One key approach is called uncertainty quantification, or what is essentially a system capable of measuring its own confidence by looking at all the different possible responses. Uncertainty manifests as entry in the output distribution. For example, when asked multiple times, a confident model will likely show a strong preference for certain words, while an uncertain one will likely create a larger variety of responses.

This mirrors our own cognitive limitations, but people are not good at interrogating themselves. When facing knowledge gaps, we substitute confidence for competence, familiarity for mastery. The cognitive psychologist Daniel Kahneman calls this “substitution,” or unconsciously replacing difficult questions with easier ones. In his book Thinking, Fast and Slow, Kahneman writes: “Declarations of high confidence mainly tell you that an individual has constructed a coherent story in his mind, not necessarily that the story is true.”

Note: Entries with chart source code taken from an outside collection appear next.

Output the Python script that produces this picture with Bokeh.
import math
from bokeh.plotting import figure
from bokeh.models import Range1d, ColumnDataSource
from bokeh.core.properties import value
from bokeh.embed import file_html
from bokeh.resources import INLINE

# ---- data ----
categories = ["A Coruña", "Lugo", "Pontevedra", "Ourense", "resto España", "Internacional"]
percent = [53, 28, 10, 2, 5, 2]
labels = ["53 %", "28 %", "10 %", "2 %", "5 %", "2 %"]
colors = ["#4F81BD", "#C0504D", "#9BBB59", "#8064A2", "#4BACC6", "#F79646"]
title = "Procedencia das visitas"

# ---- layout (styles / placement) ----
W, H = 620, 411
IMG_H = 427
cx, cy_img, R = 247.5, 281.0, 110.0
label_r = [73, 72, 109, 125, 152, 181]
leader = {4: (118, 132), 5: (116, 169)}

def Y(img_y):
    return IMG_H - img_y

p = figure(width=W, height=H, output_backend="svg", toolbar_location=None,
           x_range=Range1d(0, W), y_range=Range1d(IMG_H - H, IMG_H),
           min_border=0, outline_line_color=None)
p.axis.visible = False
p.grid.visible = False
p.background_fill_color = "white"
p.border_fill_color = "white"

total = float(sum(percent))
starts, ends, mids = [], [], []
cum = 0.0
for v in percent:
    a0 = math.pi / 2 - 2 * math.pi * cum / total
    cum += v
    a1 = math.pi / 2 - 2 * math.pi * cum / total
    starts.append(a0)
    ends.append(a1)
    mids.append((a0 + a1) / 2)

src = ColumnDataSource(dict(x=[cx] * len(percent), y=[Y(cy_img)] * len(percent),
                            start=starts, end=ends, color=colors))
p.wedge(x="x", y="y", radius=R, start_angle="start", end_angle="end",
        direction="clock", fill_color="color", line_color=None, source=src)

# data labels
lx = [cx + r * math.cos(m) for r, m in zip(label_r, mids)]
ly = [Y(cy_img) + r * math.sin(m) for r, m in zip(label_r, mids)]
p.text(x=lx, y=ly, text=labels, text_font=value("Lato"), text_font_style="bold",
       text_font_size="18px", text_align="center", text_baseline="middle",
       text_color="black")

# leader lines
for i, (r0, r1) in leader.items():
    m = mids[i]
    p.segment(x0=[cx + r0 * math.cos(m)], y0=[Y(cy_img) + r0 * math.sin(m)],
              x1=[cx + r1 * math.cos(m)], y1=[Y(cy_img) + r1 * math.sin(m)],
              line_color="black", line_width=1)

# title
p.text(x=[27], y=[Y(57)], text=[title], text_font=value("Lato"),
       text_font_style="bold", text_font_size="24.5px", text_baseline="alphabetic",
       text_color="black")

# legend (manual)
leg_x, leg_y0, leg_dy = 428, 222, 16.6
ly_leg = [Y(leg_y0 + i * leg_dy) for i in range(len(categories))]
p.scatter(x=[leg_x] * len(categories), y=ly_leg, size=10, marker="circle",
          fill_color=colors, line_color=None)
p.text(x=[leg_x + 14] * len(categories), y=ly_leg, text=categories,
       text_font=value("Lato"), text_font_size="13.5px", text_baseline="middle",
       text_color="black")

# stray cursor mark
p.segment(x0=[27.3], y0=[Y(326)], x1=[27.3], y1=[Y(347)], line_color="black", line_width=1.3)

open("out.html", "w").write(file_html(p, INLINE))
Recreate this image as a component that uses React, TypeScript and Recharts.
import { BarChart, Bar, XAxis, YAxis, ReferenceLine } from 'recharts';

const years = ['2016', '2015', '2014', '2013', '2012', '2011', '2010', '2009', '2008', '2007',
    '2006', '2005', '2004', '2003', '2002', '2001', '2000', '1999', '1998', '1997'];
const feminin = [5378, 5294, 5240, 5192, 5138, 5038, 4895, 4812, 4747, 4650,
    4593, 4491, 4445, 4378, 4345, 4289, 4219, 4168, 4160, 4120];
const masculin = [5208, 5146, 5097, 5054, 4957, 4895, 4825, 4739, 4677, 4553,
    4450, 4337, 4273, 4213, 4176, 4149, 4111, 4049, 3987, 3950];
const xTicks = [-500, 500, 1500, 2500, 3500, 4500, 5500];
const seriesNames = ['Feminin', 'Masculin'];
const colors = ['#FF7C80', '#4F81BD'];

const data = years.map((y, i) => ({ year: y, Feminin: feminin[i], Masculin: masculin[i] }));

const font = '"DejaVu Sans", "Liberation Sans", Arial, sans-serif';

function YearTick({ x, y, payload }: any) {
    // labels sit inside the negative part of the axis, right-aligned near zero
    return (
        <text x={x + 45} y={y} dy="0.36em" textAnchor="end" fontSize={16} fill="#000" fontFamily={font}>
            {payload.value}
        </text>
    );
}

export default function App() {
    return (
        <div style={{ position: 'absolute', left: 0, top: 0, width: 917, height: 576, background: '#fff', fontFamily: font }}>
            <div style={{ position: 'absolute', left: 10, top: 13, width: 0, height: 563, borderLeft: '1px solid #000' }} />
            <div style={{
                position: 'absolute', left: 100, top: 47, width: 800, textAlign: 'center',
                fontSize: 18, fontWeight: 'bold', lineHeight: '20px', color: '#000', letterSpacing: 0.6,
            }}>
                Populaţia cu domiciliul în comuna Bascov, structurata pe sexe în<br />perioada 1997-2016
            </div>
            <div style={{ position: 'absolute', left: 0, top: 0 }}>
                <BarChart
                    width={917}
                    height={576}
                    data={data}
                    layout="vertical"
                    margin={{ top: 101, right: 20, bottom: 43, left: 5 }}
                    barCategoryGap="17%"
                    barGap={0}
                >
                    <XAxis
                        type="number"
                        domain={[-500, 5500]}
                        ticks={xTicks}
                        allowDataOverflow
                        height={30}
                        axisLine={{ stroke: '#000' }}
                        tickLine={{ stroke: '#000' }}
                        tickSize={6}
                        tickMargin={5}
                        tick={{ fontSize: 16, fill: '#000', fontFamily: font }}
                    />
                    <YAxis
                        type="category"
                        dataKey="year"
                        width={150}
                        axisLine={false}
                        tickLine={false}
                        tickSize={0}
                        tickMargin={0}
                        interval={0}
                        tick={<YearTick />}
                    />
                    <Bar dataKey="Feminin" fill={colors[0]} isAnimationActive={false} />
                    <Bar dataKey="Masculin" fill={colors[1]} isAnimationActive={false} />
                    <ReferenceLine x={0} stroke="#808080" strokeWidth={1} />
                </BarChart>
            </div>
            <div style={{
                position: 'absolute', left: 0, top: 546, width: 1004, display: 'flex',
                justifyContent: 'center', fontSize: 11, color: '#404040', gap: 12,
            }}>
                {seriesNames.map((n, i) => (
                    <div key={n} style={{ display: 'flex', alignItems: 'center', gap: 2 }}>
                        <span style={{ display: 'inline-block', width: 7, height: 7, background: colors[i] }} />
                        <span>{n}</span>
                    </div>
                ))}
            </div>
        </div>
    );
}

The illusion of competence

As a general rule, the harder your brain works during practice, the better it performs when it matters. To optimize long-term retention and transfer, embrace challenges and accept the slow, often frustrating, pace of true learning.

This illusion of competence becomes particularly dangerous in our modern information environment. With podcasts, online courses, and books more accessible than ever, we can easily feel productive simply by absorbing content. Hours spent watching instructional videos or reading tutorials provide dopamine hits without developing the neural architecture necessary for building a skill.

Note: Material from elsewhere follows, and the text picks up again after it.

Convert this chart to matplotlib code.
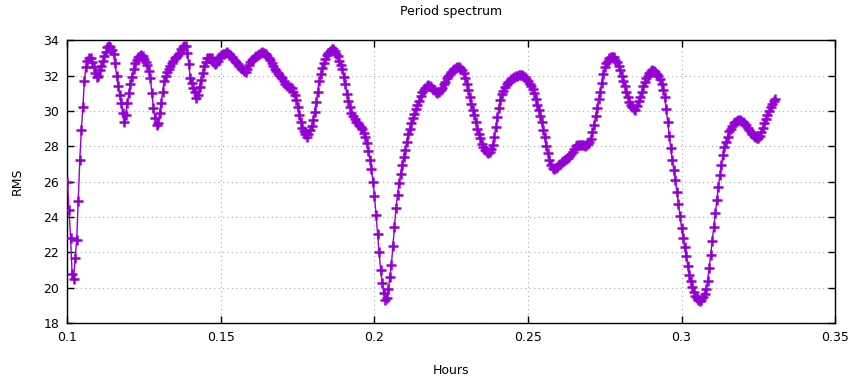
import numpy as np
import matplotlib
matplotlib.use("Agg")
import matplotlib.pyplot as plt

# Period (hours) grid start/step and RMS values
period_start = 0.1000
period_step = 0.0005
rms = [
    26.0, 24.4, 22.8, 20.8, 20.5, 21.7, 22.7, 24.9, 27.2, 28.9,   # 0.1000-0.1045
    30.2, 31.7, 32.5, 32.85, 33.0, 33.0, 32.75, 32.5, 32.15, 31.9,  # 0.1050-0.1095
    32.0, 32.3, 32.55, 32.85, 33.1, 33.35, 33.6, 33.7, 33.6, 33.45,  # 0.1100-0.1145
    33.25, 32.7, 32.0, 31.4, 30.9, 30.45, 29.9, 29.35, 29.8, 30.45,  # 0.1150-0.1195
    31.0, 31.5, 31.95, 32.4, 32.7, 32.9, 33.05, 33.12, 33.17, 33.1,  # 0.1200-0.1245
    32.95, 32.8, 32.6, 32.25, 31.85, 31.0, 30.15, 29.6, 29.2, 29.3,  # 0.1250-0.1295
    29.9, 30.45, 31.1, 31.7, 32.0, 32.2, 32.4, 32.55, 32.7, 32.85,  # 0.1300-0.1345
    33.0, 33.05, 33.15, 33.3, 33.5, 33.6, 33.65, 33.7, 33.3, 32.65,  # 0.1350-0.1395
    31.85, 31.6, 31.3, 31.05, 30.75, 30.9, 31.35, 31.75, 32.15, 32.55,  # 0.1400-0.1445
    32.8, 33.0, 33.0, 33.0, 33.0, 32.8, 32.65, 32.7, 32.85, 33.05,  # 0.1450-0.1495
    33.15, 33.2, 33.25, 33.3, 33.35, 33.25, 33.15, 33.05, 32.95, 32.85,  # 0.1500-0.1545
    32.75, 32.65, 32.55, 32.45, 32.35, 32.25, 32.2, 32.4, 32.6, 32.8,  # 0.1550-0.1595
    32.88, 32.95, 33.05, 33.1, 33.15, 33.22, 33.28, 33.32, 33.3, 33.22,  # 0.1600-0.1645
    33.1, 33.0, 32.9, 32.7, 32.55, 32.4, 32.25, 32.15, 32.05, 31.95,  # 0.1650-0.1695
    31.85, 31.7, 31.55, 31.4, 31.35, 31.33, 31.3, 31.1, 30.9, 30.6,  # 0.1700-0.1745
    30.2, 29.75, 29.4, 29.05, 28.85, 28.7, 28.55, 28.7, 28.9, 29.15,  # 0.1750-0.1795
    29.5, 29.95, 30.5, 31.1, 31.7, 32.1, 32.45, 32.7, 32.95, 33.17,  # 0.1800-0.1845
    33.3, 33.4, 33.5, 33.5, 33.4, 33.25, 33.1, 32.85, 32.6, 32.35,  # 0.1850-0.1895
    31.95, 31.5, 30.95, 30.55, 30.2, 29.9, 29.7, 29.55, 29.4, 29.3,  # 0.1900-0.1945
    29.2, 29.1, 29.0, 28.75, 28.5, 28.2, 27.75, 27.25, 26.7, 26.0,  # 0.1950-0.1995
    25.2, 24.1, 23.05, 22.0, 21.0, 20.25, 19.7, 19.3, 19.4, 19.9,  # 0.2000-0.2045
    20.6, 21.3, 22.35, 23.45, 24.5, 25.25, 25.9, 26.45, 26.95, 27.4,  # 0.2050-0.2095
    27.8, 28.25, 28.7, 29.0, 29.3, 29.6, 29.85, 30.1, 30.35, 30.55,  # 0.2100-0.2145
    30.85, 31.1, 31.2, 31.3, 31.42, 31.45, 31.4, 31.33, 31.27, 31.17,  # 0.2150-0.2195
    31.07, 31.0, 31.1, 31.2, 31.3, 31.5, 31.65, 31.85, 31.97, 32.1,  # 0.2200-0.2245
    32.22, 32.32, 32.37, 32.42, 32.47, 32.5, 32.42, 32.3, 32.15, 31.85,  # 0.2250-0.2295
    31.55, 31.2, 30.8, 30.4, 30.05, 29.75, 29.4, 29.0, 28.7, 28.45,  # 0.2300-0.2345
    28.15, 27.95, 27.8, 27.65, 27.6, 27.7, 27.85, 28.1, 28.55, 29.1,  # 0.2350-0.2395
    29.65, 30.16, 30.6, 30.95, 31.15, 31.35, 31.5, 31.62, 31.7, 31.8,  # 0.2400-0.2445
    31.88, 31.94, 31.97, 32.0, 32.02, 32.04, 32.02, 31.97, 31.9, 31.8,  # 0.2450-0.2495
    31.7, 31.55, 31.4, 31.25, 31.0, 30.7, 30.35, 30.05, 29.7, 29.35,  # 0.2500-0.2545
    28.95, 28.5, 28.0, 27.6, 27.2, 26.95, 26.75, 26.7, 26.77, 26.85,  # 0.2550-0.2595
    26.92, 27.0, 27.1, 27.17, 27.22, 27.27, 27.35, 27.45, 27.57, 27.7,  # 0.2600-0.2645
    27.85, 27.99, 28.05, 28.08, 28.1, 28.08, 28.05, 28.01, 28.05, 28.15,  # 0.2650-0.2695
    28.25, 28.4, 28.8, 29.2, 29.7, 30.15, 30.65, 31.1, 31.6, 32.1,  # 0.2700-0.2745
    32.5, 32.7, 32.85, 33.0, 33.05, 33.07, 33.05, 32.9, 32.75, 32.55,  # 0.2750-0.2795
    32.3, 32.0, 31.7, 31.4, 31.1, 30.8, 30.5, 30.35, 30.2, 30.1,  # 0.2800-0.2845
    30.08, 30.3, 30.55, 30.8, 31.1, 31.4, 31.65, 31.87, 32.0, 32.15,  # 0.2850-0.2895
    32.25, 32.3, 32.25, 32.18, 32.1, 32.0, 31.8, 31.5, 31.2, 30.8,  # 0.2900-0.2945
    30.1, 29.4, 28.6, 27.9, 27.2, 26.65, 26.1, 25.4, 24.75, 24.05,  # 0.2950-0.2995
    23.4, 22.8, 22.3, 21.8, 21.25, 20.74, 20.4, 20.05, 19.75, 19.55,  # 0.3000-0.3045
    19.4, 19.28, 19.23, 19.3, 19.45, 19.62, 19.95, 20.36, 21.1, 21.87,  # 0.3050-0.3095
    22.65, 23.45, 24.2, 24.95, 25.7, 26.35, 26.95, 27.5, 27.95, 28.25,  # 0.3100-0.3145
    28.55, 28.84, 29.0, 29.15, 29.3, 29.4, 29.45, 29.5, 29.5, 29.45,  # 0.3150-0.3195
    29.38, 29.3, 29.2, 29.05, 28.95, 28.8, 28.68, 28.6, 28.52, 28.47,  # 0.3200-0.3245
    28.48, 28.6, 28.8, 29.05, 29.3, 29.55, 29.8, 30.0, 30.2, 30.4,  # 0.3250-0.3295
    30.55, 30.7,  # 0.3300-0.3305
]
hours = period_start + period_step * np.arange(len(rms))

x_ticks = [0.1, 0.15, 0.2, 0.25, 0.3, 0.35]
x_ticklabels = ["0.1", "0.15", "0.2", "0.25", "0.3", "0.35"]
y_ticks = [18, 20, 22, 24, 26, 28, 30, 32, 34]

plt.rcParams['font.family'] = ['DejaVu Sans']

fig = plt.figure(figsize=(8.53, 3.82), dpi=100)
ax = fig.add_axes([67.5 / 853, 1 - 323 / 382, (835 - 67.5) / 853, (323 - 40.3) / 382])

ax.plot(hours, rms, color='#9400D3', linewidth=1.0, marker='+',
        markersize=6.5, markeredgewidth=1.8, zorder=3)

ax.set_xlim(0.1, 0.35)
ax.set_ylim(18, 34)
ax.set_xticks(x_ticks)
ax.set_xticklabels(x_ticklabels)
ax.set_yticks(y_ticks)
ax.tick_params(direction='in', length=5, width=1, top=True, right=True,
               labelsize=9, pad=6, colors='black')
ax.grid(True, color='#a8a8a8', linestyle=(0, (1, 3)), linewidth=0.8)
for s in ax.spines.values():
    s.set_linewidth(1.0)
    s.set_color('black')

ax.set_xlabel("Hours", fontsize=9, labelpad=14)
ax.set_ylabel("RMS", fontsize=9, labelpad=14)
ax.set_title("Period spectrum", fontsize=9, pad=18)

fig.savefig("out.png", dpi=100)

Passive learning is deceptive. It feels like we’re making progress, but without actually applying what we learn, it remains abstract, untested, and slips away quickly. We feel like we’re improving because the content makes sense to us in the moment, yet when it comes time to use that knowledge, we fail to actually solve problems on our own.

The oral math exam was valuable exactly because it broke this illusion. Standing in front of the professor, faced with a problem, there’s nowhere to hide—we could no longer mistake recognition for recall or familiarity for fluency. The pressure to produce mathematics revealed the true state of our understanding.

To truly know what we don’t know, we should simulate our own oral exams by imagining an imaginary professor’s probing questions and forcing ourselves to articulate complete answers—without so much as a peek at the textbook.